OLDusa- Day One in St. Augustine FL

Recently I visited yet another Florida location that was a first for me. The oldest town in the United States of America, St. Augustine Fl. The historic district is now quite a tourist attraction and is geared to maximize the popular culture appeal of stuff like ghosts and pirates but there are many unusual rabbit holes to explore. Everything we passed as we walked from our hotel room on the first day had the word   "old" in it- oldest town store, oldest school house, and the old jail.

In front of the old jail is a sculpture of a chain gang which is amazing in how well it reads considering the crudeness of the plaster it is made from.

At sunset we arrived at the Castillo de San Marcos. This was one of the major sites in St. Augustine that I was interested in because of the construction materials and history. It was not a disappointment!
The castle is the oldest masonry building in the continental US- construction was started in 1672.
The actual town or settlement was established 107 years prior to the beginning of the fort's construction.

The structure is amazing. The fort is built with local shell infused limestone that, by it's nature, became one of the greatest engineering triumphs of it's time. By chance, the materials available were the exact prescription for an impenetrable fortress.

View of exterior mote wall
Detail of the Coquina "rock" used in the fort's construction.
The coquina masonry of the walls literally absorbed cannon fire into itself rather than cracking. This is evident on the bayside of the fort where the holes are plain to see. Years ago I became interested in this fort after reading about it's construction materials and came up with an idea for a sculptural installation called "Punching Bag for the Englishman with the Iron Fists" which would consist of a cast coquina punching bag suspended from the ceiling and two cast iron fists on the floor. I tracked down the sketch book drawing of this dated 6/12/2000.
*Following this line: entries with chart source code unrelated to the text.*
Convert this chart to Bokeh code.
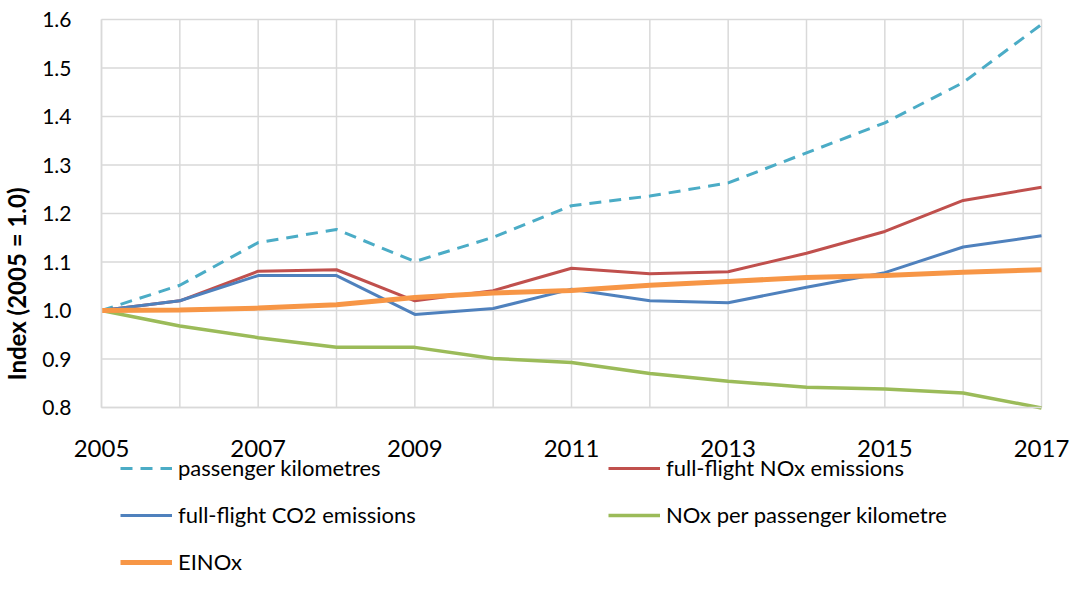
from bokeh.plotting import figure
from bokeh.models import FixedTicker, Legend, LegendItem, Label, Range1d, NumeralTickFormatter
from bokeh.embed import file_html
from bokeh.resources import INLINE
import math

years = list(range(2005, 2018))
x_tick_years = [2005, 2007, 2009, 2011, 2013, 2015, 2017]
y_ticks = [0.8, 0.9, 1.0, 1.1, 1.2, 1.3, 1.4, 1.5, 1.6]

passenger_km = [1.000, 1.052, 1.140, 1.167, 1.101, 1.151, 1.216, 1.236, 1.263, 1.325, 1.387, 1.470, 1.590]
nox_full = [1.000, 1.020, 1.081, 1.084, 1.020, 1.041, 1.087, 1.076, 1.080, 1.118, 1.163, 1.227, 1.254]
co2_full = [1.000, 1.020, 1.072, 1.072, 0.992, 1.004, 1.044, 1.020, 1.016, 1.048, 1.078, 1.131, 1.154]
nox_per_pkm = [1.000, 0.968, 0.944, 0.924, 0.924, 0.901, 0.893, 0.870, 0.854, 0.842, 0.838, 0.830, 0.799]
einox = [1.000, 1.001, 1.005, 1.012, 1.027, 1.036, 1.041, 1.052, 1.060, 1.068, 1.072, 1.079, 1.084]

labels = ["passenger kilometres", "full-flight NOx emissions", "full-flight CO2 emissions",
          "NOx per passenger kilometre", "EINOx"]
y_label = "Index (2005 = 1.0)"

FONT = "Lato"
GRID = "#D9D9D9"

# canvas and the pixel box of the plotting area inside it
W, H = 1070, 576
PX_LEFT, PX_RIGHT, PX_TOP, PX_BOTTOM = 101, 1041, 19, 407
x_lo, x_hi = years[0], years[-1]
y_lo, y_hi = y_ticks[0], y_ticks[-1]
px_x = (PX_RIGHT - PX_LEFT) / (x_hi - x_lo)
px_y = (PX_BOTTOM - PX_TOP) / (y_hi - y_lo)
# the frame covers the whole canvas so that axes, labels and legend are not clipped
x_range = Range1d(x_lo - PX_LEFT / px_x, x_hi + (W - PX_RIGHT) / px_x)
y_range = Range1d(y_lo - (H - PX_BOTTOM) / px_y, y_hi + PX_TOP / px_y)

p = figure(width=W, height=H, output_backend="svg", toolbar_location=None,
           x_range=x_range, y_range=y_range,
           min_border_left=0, min_border_right=0, min_border_top=0, min_border_bottom=0)
p.outline_line_color = None
p.xgrid.visible = False
p.ygrid.visible = False

# bounded gridlines
p.segment(x0=years, y0=[y_lo] * len(years), x1=years, y1=[y_hi] * len(years),
          line_color=GRID, line_width=1.5)
p.segment(x0=[x_lo] * len(y_ticks), y0=y_ticks, x1=[x_hi] * len(y_ticks), y1=y_ticks,
          line_color=GRID, line_width=1.5)

# axes drawn at the plotting-area edges
p.xaxis.ticker = FixedTicker(ticks=x_tick_years)
p.xaxis.fixed_location = y_lo
p.xaxis.bounds = (x_lo, x_hi)
p.yaxis.ticker = FixedTicker(ticks=y_ticks)
p.yaxis.fixed_location = x_lo
p.yaxis.bounds = (y_lo, y_hi)
p.yaxis.formatter = NumeralTickFormatter(format="0.0")
for ax in (p.xaxis, p.yaxis):
    ax.axis_line_color = GRID
    ax.axis_line_width = 1.5
    ax.major_tick_line_color = None
    ax.minor_tick_line_color = None
    ax.major_label_text_font = FONT
    ax.major_label_text_color = "black"
p.xaxis.major_label_text_font_size = "24px"
p.xaxis.major_label_standoff = 26
p.yaxis.major_label_text_font_size = "21px"
p.yaxis.major_label_standoff = 24

r_pass = p.line(years, passenger_km, line_color="#4BACC6", line_width=3, line_dash="12 8")
r_nox = p.line(years, nox_full, line_color="#C0504D", line_width=3)
r_co2 = p.line(years, co2_full, line_color="#4F81BD", line_width=3)
r_npk = p.line(years, nox_per_pkm, line_color="#9BBB59", line_width=3.5)
r_ei = p.line(years, einox, line_color="#F79646", line_width=5)

renderers = dict(zip(labels, [r_pass, r_nox, r_co2, r_npk, r_ei]))
# legend fills column by column: left column, then right column
legend_order = [labels[0], labels[2], labels[4], labels[1], labels[3]]
items = [LegendItem(label=l, renderers=[renderers[l]]) for l in legend_order]
legend = Legend(items=items, ncols=2, location=(120, 1),
                glyph_width=52, glyph_height=22, label_height=22, label_width=410,
                label_standoff=6, spacing=20, padding=0, margin=0,
                label_text_font=FONT, label_text_font_size="22px", label_text_color="black",
                border_line_color=None, background_fill_alpha=0)
p.add_layout(legend)

ylab = Label(x=16, y=H - 380, x_units="screen", y_units="screen", text=y_label,
             angle=math.pi / 2, text_align="left", text_baseline="middle",
             text_font=FONT, text_font_size="24px", text_font_style="bold", text_color="black")
p.add_layout(ylab)

open("out.html", "w").write(file_html(p, INLINE))
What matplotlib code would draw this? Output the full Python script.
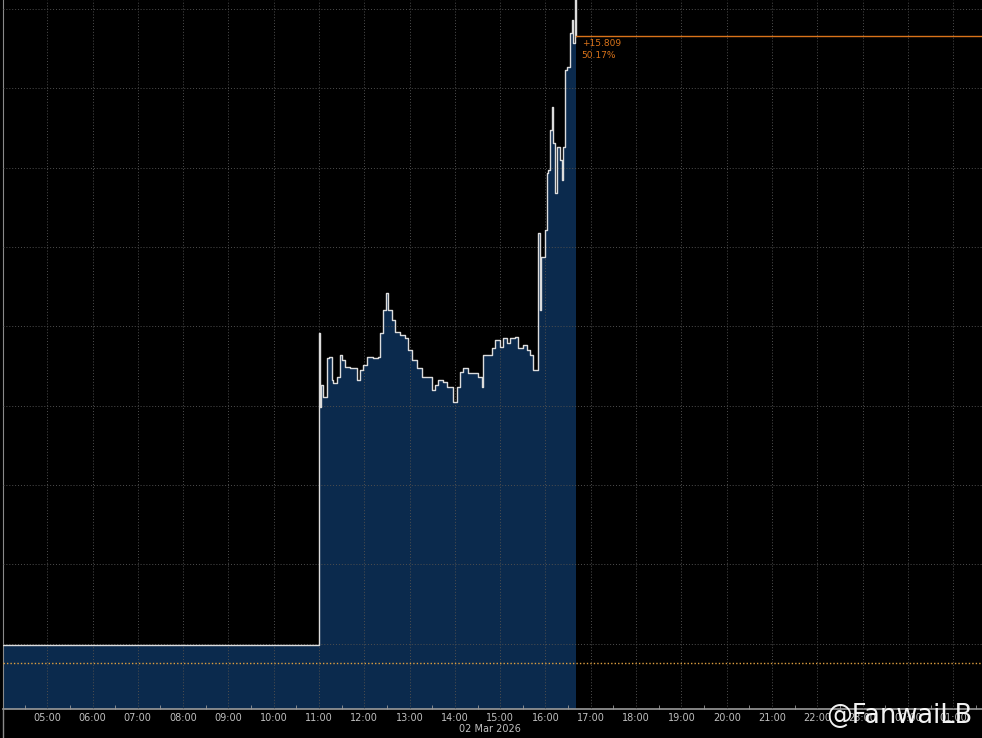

I noticed an abundance of architectural phalluses at the site and all over St. Augustine in the older buildings. Each corner of the fort has a dick-like rampart tower. Around town there are numerous free standing structures like this that seem to serve no purpose or are connected to walls. 

The only structure in the fort that was made of cast concrete is an addition by the United States military when it controlled the fort. It is an oven for heating canon balls till they are red hot so that when fired they would start fires on the wooden vessels they struck. It is a very interesting structure resembling a kiln with a chimney and open end at both front and back.

Across from the oven is a wall that the US soldiers obviously used to try out their firearms.